--- GIVEN INSTRUCTION ---
Which lines contain the word "this"? Return each of them as written.

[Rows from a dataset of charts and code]
________________________________________

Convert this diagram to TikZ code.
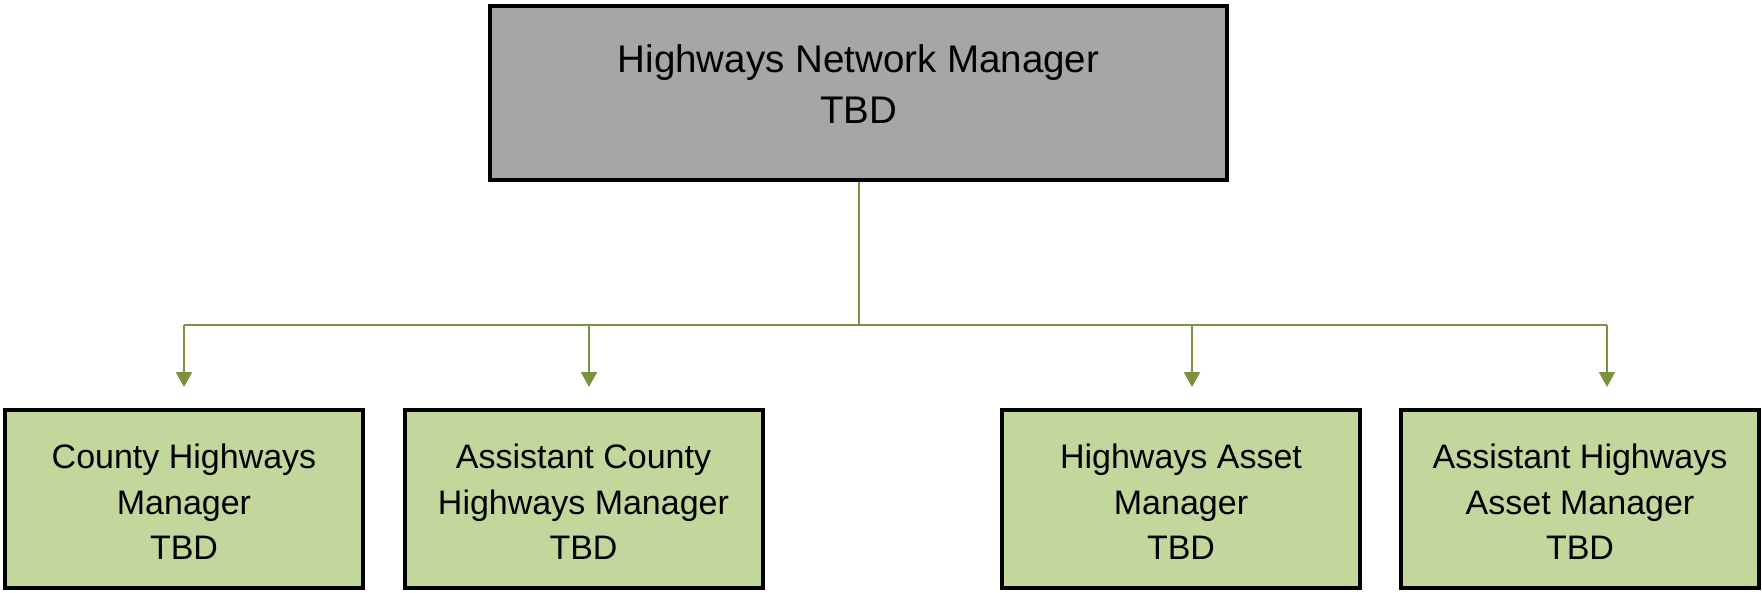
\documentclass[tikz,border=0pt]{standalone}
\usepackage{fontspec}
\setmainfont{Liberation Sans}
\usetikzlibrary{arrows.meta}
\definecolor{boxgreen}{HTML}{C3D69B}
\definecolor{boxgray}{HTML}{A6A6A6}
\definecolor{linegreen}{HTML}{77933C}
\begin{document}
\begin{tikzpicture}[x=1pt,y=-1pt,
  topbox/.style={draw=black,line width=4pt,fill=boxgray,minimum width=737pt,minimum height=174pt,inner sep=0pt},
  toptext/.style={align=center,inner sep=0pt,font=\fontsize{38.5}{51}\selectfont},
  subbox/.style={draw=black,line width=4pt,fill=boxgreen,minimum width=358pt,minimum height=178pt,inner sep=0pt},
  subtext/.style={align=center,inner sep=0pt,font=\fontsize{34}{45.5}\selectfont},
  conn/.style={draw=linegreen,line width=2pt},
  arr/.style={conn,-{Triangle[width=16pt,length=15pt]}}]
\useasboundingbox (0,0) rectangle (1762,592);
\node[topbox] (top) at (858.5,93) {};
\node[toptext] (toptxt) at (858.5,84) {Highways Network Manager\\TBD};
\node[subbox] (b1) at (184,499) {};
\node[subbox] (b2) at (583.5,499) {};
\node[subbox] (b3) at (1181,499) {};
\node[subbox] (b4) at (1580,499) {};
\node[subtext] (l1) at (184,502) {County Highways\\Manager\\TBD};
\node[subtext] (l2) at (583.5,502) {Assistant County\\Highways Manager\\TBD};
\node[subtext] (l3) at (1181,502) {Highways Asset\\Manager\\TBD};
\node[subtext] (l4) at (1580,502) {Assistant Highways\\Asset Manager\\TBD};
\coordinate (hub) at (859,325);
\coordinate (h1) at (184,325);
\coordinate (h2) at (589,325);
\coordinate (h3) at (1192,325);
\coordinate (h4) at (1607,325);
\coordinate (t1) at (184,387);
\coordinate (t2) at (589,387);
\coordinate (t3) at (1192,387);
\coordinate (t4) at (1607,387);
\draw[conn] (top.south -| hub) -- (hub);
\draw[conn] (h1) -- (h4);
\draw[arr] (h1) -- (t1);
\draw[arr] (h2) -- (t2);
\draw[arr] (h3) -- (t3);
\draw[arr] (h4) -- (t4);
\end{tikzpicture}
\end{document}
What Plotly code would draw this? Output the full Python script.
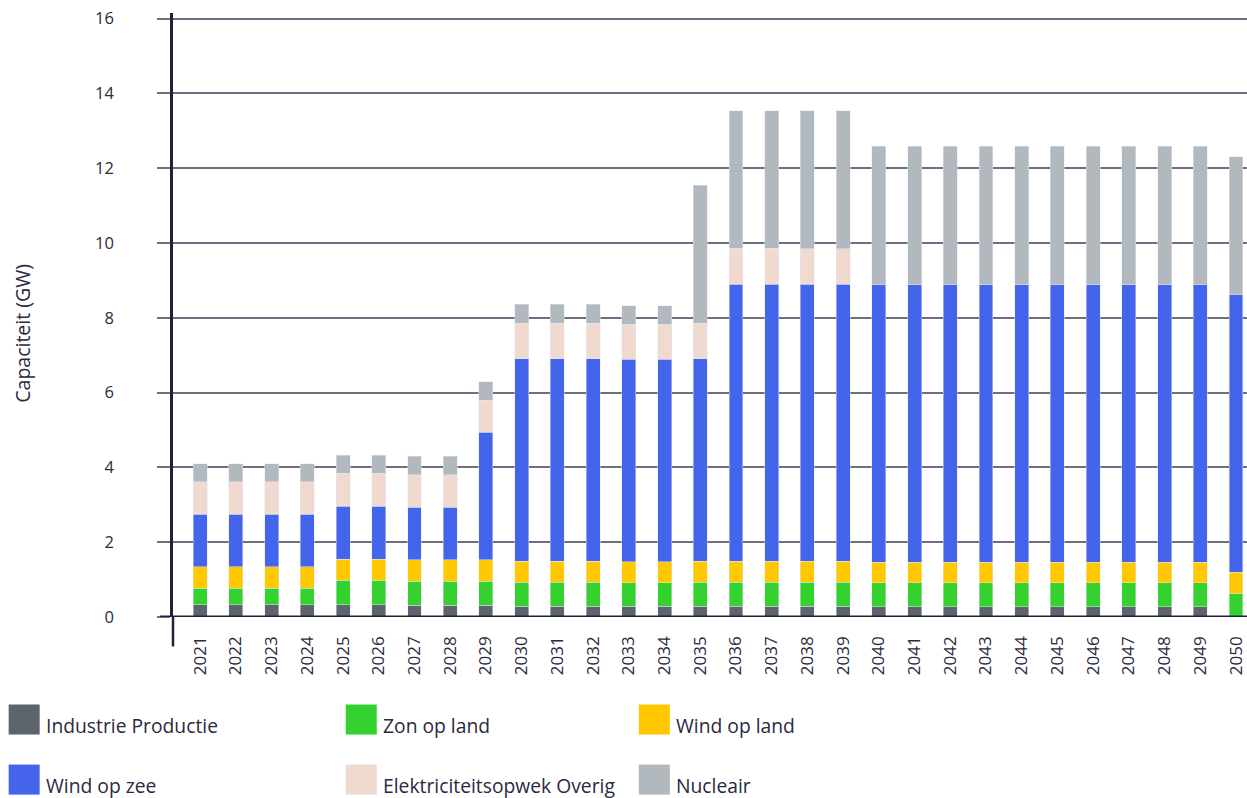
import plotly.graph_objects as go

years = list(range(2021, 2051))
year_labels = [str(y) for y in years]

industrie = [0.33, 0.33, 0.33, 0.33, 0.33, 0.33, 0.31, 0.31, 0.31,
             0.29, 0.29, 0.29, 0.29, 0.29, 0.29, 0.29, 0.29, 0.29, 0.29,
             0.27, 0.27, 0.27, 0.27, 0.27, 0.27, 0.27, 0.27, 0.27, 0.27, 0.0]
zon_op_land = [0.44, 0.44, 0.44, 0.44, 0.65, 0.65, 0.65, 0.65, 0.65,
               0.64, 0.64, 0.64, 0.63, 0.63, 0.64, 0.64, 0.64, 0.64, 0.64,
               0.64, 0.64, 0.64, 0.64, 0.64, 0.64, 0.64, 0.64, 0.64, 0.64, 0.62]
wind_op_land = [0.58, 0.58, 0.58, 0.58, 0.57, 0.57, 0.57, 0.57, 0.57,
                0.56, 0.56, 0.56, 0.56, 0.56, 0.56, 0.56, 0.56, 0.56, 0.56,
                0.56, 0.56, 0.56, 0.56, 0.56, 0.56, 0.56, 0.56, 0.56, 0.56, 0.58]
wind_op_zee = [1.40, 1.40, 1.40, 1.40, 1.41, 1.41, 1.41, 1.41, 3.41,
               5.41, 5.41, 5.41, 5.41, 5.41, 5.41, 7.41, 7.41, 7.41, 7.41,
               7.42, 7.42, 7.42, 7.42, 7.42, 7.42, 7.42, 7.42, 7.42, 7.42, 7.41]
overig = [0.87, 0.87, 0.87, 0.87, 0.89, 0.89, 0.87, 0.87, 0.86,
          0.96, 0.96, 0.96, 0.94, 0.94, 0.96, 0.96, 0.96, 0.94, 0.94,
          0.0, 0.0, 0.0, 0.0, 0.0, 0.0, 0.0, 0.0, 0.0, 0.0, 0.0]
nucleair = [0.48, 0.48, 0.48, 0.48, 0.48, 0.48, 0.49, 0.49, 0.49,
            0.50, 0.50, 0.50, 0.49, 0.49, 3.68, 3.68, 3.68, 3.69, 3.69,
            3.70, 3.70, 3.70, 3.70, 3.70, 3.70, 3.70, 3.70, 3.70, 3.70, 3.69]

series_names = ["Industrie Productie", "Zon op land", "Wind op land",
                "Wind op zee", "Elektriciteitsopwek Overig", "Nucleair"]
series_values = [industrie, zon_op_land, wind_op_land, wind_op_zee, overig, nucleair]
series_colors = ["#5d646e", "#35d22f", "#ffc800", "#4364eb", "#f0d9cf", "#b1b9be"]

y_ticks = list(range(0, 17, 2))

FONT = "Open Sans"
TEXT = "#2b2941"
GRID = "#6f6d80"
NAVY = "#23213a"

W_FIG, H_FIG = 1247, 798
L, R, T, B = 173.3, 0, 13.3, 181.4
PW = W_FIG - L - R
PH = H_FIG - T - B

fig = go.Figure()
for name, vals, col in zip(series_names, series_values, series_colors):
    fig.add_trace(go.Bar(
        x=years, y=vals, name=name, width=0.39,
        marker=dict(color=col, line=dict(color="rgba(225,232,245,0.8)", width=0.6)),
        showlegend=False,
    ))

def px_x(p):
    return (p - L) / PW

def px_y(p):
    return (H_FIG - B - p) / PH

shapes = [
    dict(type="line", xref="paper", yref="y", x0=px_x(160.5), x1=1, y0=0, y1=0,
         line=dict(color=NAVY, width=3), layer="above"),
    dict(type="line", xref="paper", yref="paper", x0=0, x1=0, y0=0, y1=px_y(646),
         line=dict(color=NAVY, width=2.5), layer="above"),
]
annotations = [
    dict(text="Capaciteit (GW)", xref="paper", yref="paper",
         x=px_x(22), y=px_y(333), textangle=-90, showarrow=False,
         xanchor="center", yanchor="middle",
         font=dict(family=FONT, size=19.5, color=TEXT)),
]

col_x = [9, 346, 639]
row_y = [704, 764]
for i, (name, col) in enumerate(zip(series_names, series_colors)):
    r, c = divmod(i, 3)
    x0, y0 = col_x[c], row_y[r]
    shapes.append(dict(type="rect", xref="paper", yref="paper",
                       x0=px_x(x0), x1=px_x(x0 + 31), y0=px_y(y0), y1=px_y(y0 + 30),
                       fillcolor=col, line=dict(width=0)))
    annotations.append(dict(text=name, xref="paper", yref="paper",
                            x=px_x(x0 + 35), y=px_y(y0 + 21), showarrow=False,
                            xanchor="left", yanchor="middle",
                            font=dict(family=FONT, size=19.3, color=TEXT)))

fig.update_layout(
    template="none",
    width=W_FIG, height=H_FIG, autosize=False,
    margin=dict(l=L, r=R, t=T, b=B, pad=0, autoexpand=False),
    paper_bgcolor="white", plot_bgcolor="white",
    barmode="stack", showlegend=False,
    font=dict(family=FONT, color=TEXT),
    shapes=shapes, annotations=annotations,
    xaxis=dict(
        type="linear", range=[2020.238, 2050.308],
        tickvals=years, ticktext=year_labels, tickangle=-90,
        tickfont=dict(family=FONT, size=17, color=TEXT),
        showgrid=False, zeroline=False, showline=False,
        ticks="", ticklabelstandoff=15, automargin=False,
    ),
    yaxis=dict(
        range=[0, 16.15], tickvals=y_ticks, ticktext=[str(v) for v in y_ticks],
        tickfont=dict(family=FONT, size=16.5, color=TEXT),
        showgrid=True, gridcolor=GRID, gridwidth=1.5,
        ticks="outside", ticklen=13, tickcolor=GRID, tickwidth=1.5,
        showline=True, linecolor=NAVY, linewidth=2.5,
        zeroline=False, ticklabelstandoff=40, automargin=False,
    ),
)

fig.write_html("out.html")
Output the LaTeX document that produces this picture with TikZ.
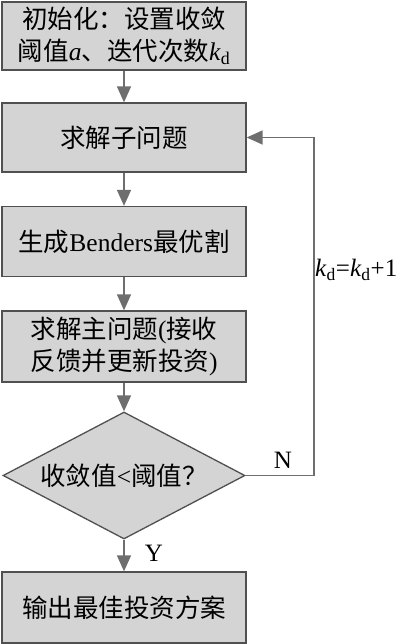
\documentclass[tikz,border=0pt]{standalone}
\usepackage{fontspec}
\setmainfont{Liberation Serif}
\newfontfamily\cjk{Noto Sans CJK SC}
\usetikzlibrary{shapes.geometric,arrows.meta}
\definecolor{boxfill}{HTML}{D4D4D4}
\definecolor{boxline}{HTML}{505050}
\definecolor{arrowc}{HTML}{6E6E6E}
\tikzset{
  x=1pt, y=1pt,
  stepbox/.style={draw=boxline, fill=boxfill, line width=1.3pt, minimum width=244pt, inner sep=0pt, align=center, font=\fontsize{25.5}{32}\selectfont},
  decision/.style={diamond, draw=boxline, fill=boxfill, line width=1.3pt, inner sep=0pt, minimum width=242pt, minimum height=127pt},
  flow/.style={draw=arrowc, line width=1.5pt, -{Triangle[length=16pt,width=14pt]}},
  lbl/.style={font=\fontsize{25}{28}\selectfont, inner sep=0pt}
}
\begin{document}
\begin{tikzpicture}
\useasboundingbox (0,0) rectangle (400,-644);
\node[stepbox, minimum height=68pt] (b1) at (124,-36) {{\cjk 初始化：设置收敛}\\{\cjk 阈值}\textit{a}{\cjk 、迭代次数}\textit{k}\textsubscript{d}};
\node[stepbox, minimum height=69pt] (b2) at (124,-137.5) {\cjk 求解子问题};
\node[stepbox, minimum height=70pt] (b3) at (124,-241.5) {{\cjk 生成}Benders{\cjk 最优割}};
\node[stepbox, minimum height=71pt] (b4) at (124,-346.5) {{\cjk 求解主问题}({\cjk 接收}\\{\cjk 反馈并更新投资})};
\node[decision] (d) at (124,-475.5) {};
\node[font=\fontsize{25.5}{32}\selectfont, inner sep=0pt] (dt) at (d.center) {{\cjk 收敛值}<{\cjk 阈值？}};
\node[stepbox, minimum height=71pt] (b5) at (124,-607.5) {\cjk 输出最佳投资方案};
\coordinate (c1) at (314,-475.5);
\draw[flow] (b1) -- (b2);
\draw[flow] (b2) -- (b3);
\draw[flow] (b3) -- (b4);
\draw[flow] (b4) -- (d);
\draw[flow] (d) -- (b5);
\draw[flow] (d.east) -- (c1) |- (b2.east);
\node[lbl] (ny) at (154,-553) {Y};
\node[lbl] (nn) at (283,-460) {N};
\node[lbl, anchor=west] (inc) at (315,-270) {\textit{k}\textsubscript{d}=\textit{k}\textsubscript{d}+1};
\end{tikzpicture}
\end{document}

________________________________________

--- RESULT ---
Convert this diagram to TikZ code.
What Plotly code would draw this? Output the full Python script.
Output the LaTeX document that produces this picture with TikZ.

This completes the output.